** start Data **
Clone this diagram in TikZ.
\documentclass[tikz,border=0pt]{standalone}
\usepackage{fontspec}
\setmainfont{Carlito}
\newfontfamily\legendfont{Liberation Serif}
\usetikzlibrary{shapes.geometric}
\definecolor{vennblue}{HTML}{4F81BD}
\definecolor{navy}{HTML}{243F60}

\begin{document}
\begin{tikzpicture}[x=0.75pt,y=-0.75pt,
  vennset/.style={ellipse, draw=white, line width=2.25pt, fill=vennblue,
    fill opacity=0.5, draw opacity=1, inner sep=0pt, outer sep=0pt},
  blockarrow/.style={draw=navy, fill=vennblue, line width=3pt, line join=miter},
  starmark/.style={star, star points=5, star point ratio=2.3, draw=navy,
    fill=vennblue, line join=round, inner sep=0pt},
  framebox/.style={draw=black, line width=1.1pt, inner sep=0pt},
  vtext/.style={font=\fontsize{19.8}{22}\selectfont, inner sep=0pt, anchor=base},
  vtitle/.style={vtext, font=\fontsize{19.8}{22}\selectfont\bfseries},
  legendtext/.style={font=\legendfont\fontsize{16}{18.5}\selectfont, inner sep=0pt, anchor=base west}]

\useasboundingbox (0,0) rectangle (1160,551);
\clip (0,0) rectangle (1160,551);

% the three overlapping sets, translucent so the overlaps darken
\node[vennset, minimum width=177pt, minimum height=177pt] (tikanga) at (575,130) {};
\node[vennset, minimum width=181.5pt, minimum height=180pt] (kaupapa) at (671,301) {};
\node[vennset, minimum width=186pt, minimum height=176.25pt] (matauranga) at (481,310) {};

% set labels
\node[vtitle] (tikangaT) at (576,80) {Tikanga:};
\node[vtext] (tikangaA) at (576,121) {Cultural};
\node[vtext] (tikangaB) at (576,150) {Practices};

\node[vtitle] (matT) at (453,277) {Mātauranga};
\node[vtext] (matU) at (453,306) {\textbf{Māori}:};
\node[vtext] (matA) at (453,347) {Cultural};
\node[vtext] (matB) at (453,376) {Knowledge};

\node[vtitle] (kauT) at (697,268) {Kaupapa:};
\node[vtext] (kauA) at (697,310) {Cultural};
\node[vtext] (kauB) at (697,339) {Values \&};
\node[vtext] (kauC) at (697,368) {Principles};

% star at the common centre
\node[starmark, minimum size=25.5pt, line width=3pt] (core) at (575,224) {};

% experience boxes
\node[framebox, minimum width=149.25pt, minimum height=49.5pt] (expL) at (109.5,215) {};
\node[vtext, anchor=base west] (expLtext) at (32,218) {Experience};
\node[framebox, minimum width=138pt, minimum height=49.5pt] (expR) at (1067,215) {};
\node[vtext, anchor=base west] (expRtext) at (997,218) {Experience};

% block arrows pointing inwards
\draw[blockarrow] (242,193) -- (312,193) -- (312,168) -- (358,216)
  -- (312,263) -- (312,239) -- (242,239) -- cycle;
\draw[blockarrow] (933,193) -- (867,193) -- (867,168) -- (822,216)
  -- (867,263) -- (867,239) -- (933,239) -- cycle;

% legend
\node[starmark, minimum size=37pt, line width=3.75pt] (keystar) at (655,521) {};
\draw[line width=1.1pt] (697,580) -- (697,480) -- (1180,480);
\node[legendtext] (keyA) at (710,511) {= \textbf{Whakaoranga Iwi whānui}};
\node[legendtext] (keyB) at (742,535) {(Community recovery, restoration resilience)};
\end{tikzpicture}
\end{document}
** end Data **
Exercise aim ▸ Please quote the data above in full, with no line missing.

Exercise response ▸
Clone this diagram in TikZ.
\documentclass[tikz,border=0pt]{standalone}
\usepackage{fontspec}
\setmainfont{Carlito}
\newfontfamily\legendfont{Liberation Serif}
\usetikzlibrary{shapes.geometric}
\definecolor{vennblue}{HTML}{4F81BD}
\definecolor{navy}{HTML}{243F60}

\begin{document}
\begin{tikzpicture}[x=0.75pt,y=-0.75pt,
  vennset/.style={ellipse, draw=white, line width=2.25pt, fill=vennblue,
    fill opacity=0.5, draw opacity=1, inner sep=0pt, outer sep=0pt},
  blockarrow/.style={draw=navy, fill=vennblue, line width=3pt, line join=miter},
  starmark/.style={star, star points=5, star point ratio=2.3, draw=navy,
    fill=vennblue, line join=round, inner sep=0pt},
  framebox/.style={draw=black, line width=1.1pt, inner sep=0pt},
  vtext/.style={font=\fontsize{19.8}{22}\selectfont, inner sep=0pt, anchor=base},
  vtitle/.style={vtext, font=\fontsize{19.8}{22}\selectfont\bfseries},
  legendtext/.style={font=\legendfont\fontsize{16}{18.5}\selectfont, inner sep=0pt, anchor=base west}]

\useasboundingbox (0,0) rectangle (1160,551);
\clip (0,0) rectangle (1160,551);

% the three overlapping sets, translucent so the overlaps darken
\node[vennset, minimum width=177pt, minimum height=177pt] (tikanga) at (575,130) {};
\node[vennset, minimum width=181.5pt, minimum height=180pt] (kaupapa) at (671,301) {};
\node[vennset, minimum width=186pt, minimum height=176.25pt] (matauranga) at (481,310) {};

% set labels
\node[vtitle] (tikangaT) at (576,80) {Tikanga:};
\node[vtext] (tikangaA) at (576,121) {Cultural};
\node[vtext] (tikangaB) at (576,150) {Practices};

\node[vtitle] (matT) at (453,277) {Mātauranga};
\node[vtext] (matU) at (453,306) {\textbf{Māori}:};
\node[vtext] (matA) at (453,347) {Cultural};
\node[vtext] (matB) at (453,376) {Knowledge};

\node[vtitle] (kauT) at (697,268) {Kaupapa:};
\node[vtext] (kauA) at (697,310) {Cultural};
\node[vtext] (kauB) at (697,339) {Values \&};
\node[vtext] (kauC) at (697,368) {Principles};

% star at the common centre
\node[starmark, minimum size=25.5pt, line width=3pt] (core) at (575,224) {};

% experience boxes
\node[framebox, minimum width=149.25pt, minimum height=49.5pt] (expL) at (109.5,215) {};
\node[vtext, anchor=base west] (expLtext) at (32,218) {Experience};
\node[framebox, minimum width=138pt, minimum height=49.5pt] (expR) at (1067,215) {};
\node[vtext, anchor=base west] (expRtext) at (997,218) {Experience};

% block arrows pointing inwards
\draw[blockarrow] (242,193) -- (312,193) -- (312,168) -- (358,216)
  -- (312,263) -- (312,239) -- (242,239) -- cycle;
\draw[blockarrow] (933,193) -- (867,193) -- (867,168) -- (822,216)
  -- (867,263) -- (867,239) -- (933,239) -- cycle;

% legend
\node[starmark, minimum size=37pt, line width=3.75pt] (keystar) at (655,521) {};
\draw[line width=1.1pt] (697,580) -- (697,480) -- (1180,480);
\node[legendtext] (keyA) at (710,511) {= \textbf{Whakaoranga Iwi whānui}};
\node[legendtext] (keyB) at (742,535) {(Community recovery, restoration resilience)};
\end{tikzpicture}
\end{document}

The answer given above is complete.